К этому времени взгляд на искусство вообще и на музыку в частности у меня окончательно установился. Класс эстетики, знакомство с художниками, писателями и любителями музыки все более и более убеждал[и] меня в огромном значении искусства в жизни. К писателям я относился с особенным пиететом. И вот вспоминается мне молодой начинающий литератор Чудновский, брат товарища по консерватории. Он дебютировал, и очень удачно, рассказом “Степняк Соломон”, напечатанном в журнале “Восход”. Я увлекался этим рассказом и относился с большим уважением к молодому писателю, который всегда был необычайно молчалив и меланхолически настроен. Он приходил ко мне, становился в угол и просил играть Бетховена (особенно он любил сонату “Quasi una fantasia”[136]). Он простаивал иногда очень долго, до тех пор пока я не переставал играть, и затем молча уходил. Я был очень расположен к нему, и мне его было глубоко жаль. Окончательно выяснить причину его меланхолии мне не удалось, но кое — что я все же узнал. Не знаю, по какой причине ему пришлось креститься, и это его постоянно грызло. Дальнейшую судьбу его не знаю, но кажется, что он скоро умер. На нем я видел, какое действие и какое значение может иметь музыка. Он всегда говорил о ней с каким — то особенным чувством и подъемом.

Познакомился я также с известным петербургским художником Микешиным. Однажды я ему сыграл балладу Ф-дур Шопена, и он по поводу ее нарисовал словами целую картину, пожалуй, очень подходящую к содержанию баллады. 1‑я часть — рассказ верного старого панского слуги о былой жизни старого польского замка. Жизнь мирно и покойно текла, как и самая музыка. Ничто не предвещало катастрофы. Но вот пан воевода вызван на ратное дело. Он неохотно покидает замок и наказывает слугам беречь молодую панну. Победно возвращается он через некоторое время, радостный и довольный. Он приближается к замку и удивлен, что его никто не встречает. Наконец он вступает в самый дом и всюду встречает растерянных слуг. “Где панна?” — спрашивает он. Все молчат. “Где панна?” — со скрытым беспокойством повторяет он, и получает в ответ — “исчезла скрылась!”. 2‑я часть. Нет пределов его ярости. Он рвет и мечет, бросается в покои, где они провели столько счастливых часов, и их пустота действует на него ошеломляюще. Все кипит внутри. Сдерживаемые рыдания готовы вырваться наружу, на время он затихает. Рассказ продолжается уже не так покойно. Снова проходит былая жизнь, но в ней уже чувствуется отступление, которое приводит к 3‑й части. Полный страдания, гнева и ярости, он бросается вон из замка и на лучшем скакуне несется в погоню. Вот — вот, казалось, он настигнет беглецов. Наконец настиг. Но панна была мертва. Это заключение напоминает конец баллады “Лесной царь” — “Das Kind war tot”[137]. Удивительно, что музыка Шопена и Шуберта почти аналогична в этом заключении. Оба после фермато** заканчивают речитативом, полным какой — то безнадежности и безвыходности.

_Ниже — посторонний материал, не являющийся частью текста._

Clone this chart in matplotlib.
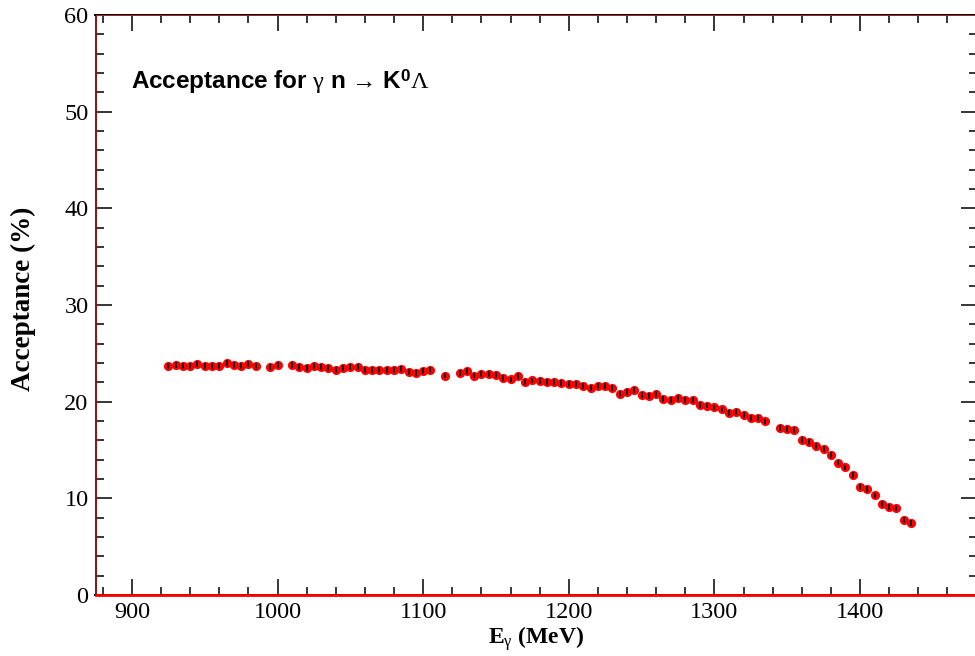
import numpy as np
import matplotlib
matplotlib.use("Agg")
import matplotlib.pyplot as plt
from matplotlib.ticker import MultipleLocator

# photon energy bins (MeV) and acceptance (%)
energy = [925, 930, 935, 940, 945, 950, 955, 960, 965, 970, 975, 980, 985,
          995, 1000, 1010, 1015, 1020, 1025, 1030, 1035, 1040, 1045, 1050,
          1055, 1060, 1065, 1070, 1075, 1080, 1085, 1090, 1095, 1100, 1105,
          1115, 1125, 1130, 1135, 1140, 1145, 1150, 1155, 1160, 1165, 1170,
          1175, 1180, 1185, 1190, 1195, 1200, 1205, 1210, 1215, 1220, 1225,
          1230, 1235, 1240, 1245, 1250, 1255, 1260, 1265, 1270, 1275, 1280,
          1285, 1290, 1295, 1300, 1305, 1310, 1315, 1320, 1325, 1330, 1335,
          1345, 1350, 1355, 1360, 1365, 1370, 1375, 1380, 1385, 1390, 1395,
          1400, 1405, 1410, 1415, 1420, 1425, 1430, 1435]
acceptance = [23.7, 23.8, 23.7, 23.7, 23.9, 23.7, 23.7, 23.7, 24.0, 23.8, 23.7,
              23.9, 23.7, 23.6, 23.8, 23.8, 23.6, 23.5, 23.7, 23.6, 23.5, 23.3,
              23.5, 23.6, 23.6, 23.3, 23.3, 23.3, 23.3, 23.3, 23.4, 23.05, 23.0,
              23.15, 23.3, 22.7, 22.95, 23.2, 22.7, 22.85, 22.85, 22.75, 22.45,
              22.3, 22.65, 22.0, 22.2, 22.15, 22.0, 22.0, 21.95, 21.85, 21.85,
              21.6, 21.45, 21.65, 21.65, 21.4, 20.8, 21.0, 21.2, 20.7, 20.55,
              20.8, 20.3, 20.2, 20.4, 20.2, 20.2, 19.65, 19.6, 19.4, 19.2, 18.8,
              18.9, 18.6, 18.3, 18.3, 17.95, 17.3, 17.2, 17.1, 16.0, 15.85,
              15.45, 15.1, 14.45, 13.7, 13.2, 12.4, 11.2, 10.95, 10.3, 9.45,
              9.1, 8.95, 7.8, 7.45]
acc_err = 0.3

x_range = (875, 1480)
y_range = (0, 60)
x_ticks = [900, 1000, 1100, 1200, 1300, 1400]
y_ticks = [0, 10, 20, 30, 40, 50, 60]

plt.rcParams["mathtext.fontset"] = "custom"
plt.rcParams["mathtext.rm"] = "Liberation Serif"
plt.rcParams["mathtext.it"] = "Liberation Serif:italic"
plt.rcParams["mathtext.bf"] = "Liberation Sans:bold"

fig = plt.figure(figsize=(9.75, 6.56), dpi=100)
ax = fig.add_axes([95.5 / 975, 61 / 656, 881 / 975, 580 / 656])

# red dots with the black error bar drawn over them
ax.plot(energy, acceptance, "o", color="red", markersize=6.6,
        markeredgewidth=0, zorder=3)
ax.errorbar(energy, acceptance, yerr=acc_err, fmt="none", ecolor="black",
            elinewidth=1.3, capsize=0, zorder=4)

ax.set_xlim(*x_range)
ax.set_ylim(*y_range)
ax.set_xticks(x_ticks)
ax.set_yticks(y_ticks)
ax.xaxis.set_minor_locator(MultipleLocator(20))
ax.yaxis.set_minor_locator(MultipleLocator(2))

ax.tick_params(which="both", direction="in", top=True, right=True, width=1.1,
               labelsize=17.5, pad=5)
ax.tick_params(which="major", length=11.5)
ax.tick_params(which="minor", length=5.8)
for lab in ax.get_xticklabels() + ax.get_yticklabels():
    lab.set_fontfamily("Liberation Serif")

for side in ax.spines:
    ax.spines[side].set_linewidth(1.4)
    ax.spines[side].set_color("black")
ax.spines["left"].set_color("#8b1010")
# zero line in red, frame edges tinted like the original
ax.axhline(0, color="red", lw=2.0, zorder=5, clip_on=False)
ax.axhline(60, color="#c03030", lw=0.6, zorder=5, clip_on=False)

ax.set_xlabel(r"E$_\mathrm{\gamma}$ (MeV)", fontsize=17, fontweight="bold",
              fontfamily="Liberation Serif", labelpad=1)
ax.set_ylabel("Acceptance (%)", fontsize=19.5, fontweight="bold",
              fontfamily="Liberation Serif")
ax.yaxis.set_label_coords(-0.068, 0.51)

fig.text(130.7 / 975, (656 - 89) / 656,
         r"Acceptance for $\mathrm{\gamma}$ n → K$^\mathbf{0}$$\mathrm{\Lambda}$",
         fontsize=17.5, fontweight="bold", fontfamily="Liberation Sans",
         va="baseline", ha="left")

fig.savefig("out.png", dpi=100)
plt.close(fig)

Меня поразила быстрота, с какой воображение художника создало целый рассказ в течение 8–10 минут исполнения баллады. Некоторою новостью явилась для меня самая возмож ность такого толкования музыки, т. е. вкладывания в нее программы. Должен сознаться, что все это произвело на меня сильное впечатление и заставило о многом подумать.

В это время я много учил самостоятельно и должен был исключительно полагаться на музыкальный инстинкт. Я старался проверить себя, играя перед товарищами, мнением которых дорожил. Это были большей частью теоретики, т. е. будущие композиторы. По окончании обязательной теории мне захотелось пройти и специальную. Для этого я поступил в класс инспектора консерватории Юлия Ивановича Иогансена. который был профессором гармонии, контрапункта и т. д. Тут я и познакомился со специалистами — теоретиками и часто до начала класса или по окончании занятий играл любимые сочинения Чайковского, нередко удостаиваясь одобрения товарищей, которое было для меня весьма ценно. Возможно, что я по неопытности утрировал в исполнении. Так мне главным образом хотелось быть выразительным, но это как раз и вызывало одобрение слушателей. Впоследствии я убедился в том, что чувство — необходимое условие художественного исполнения, является ахиллесовой пятой исполнителя.



135

Был переименован в бульвар Профсоюзов.

136

Так называемая “Лунная соната” (1801).

137

Заключительные слова баллады Гете: “In seinen Armen das Kind war tot” — “В руках его мертвый младенец лежал” (перевод с нем. В. А. Жуковского).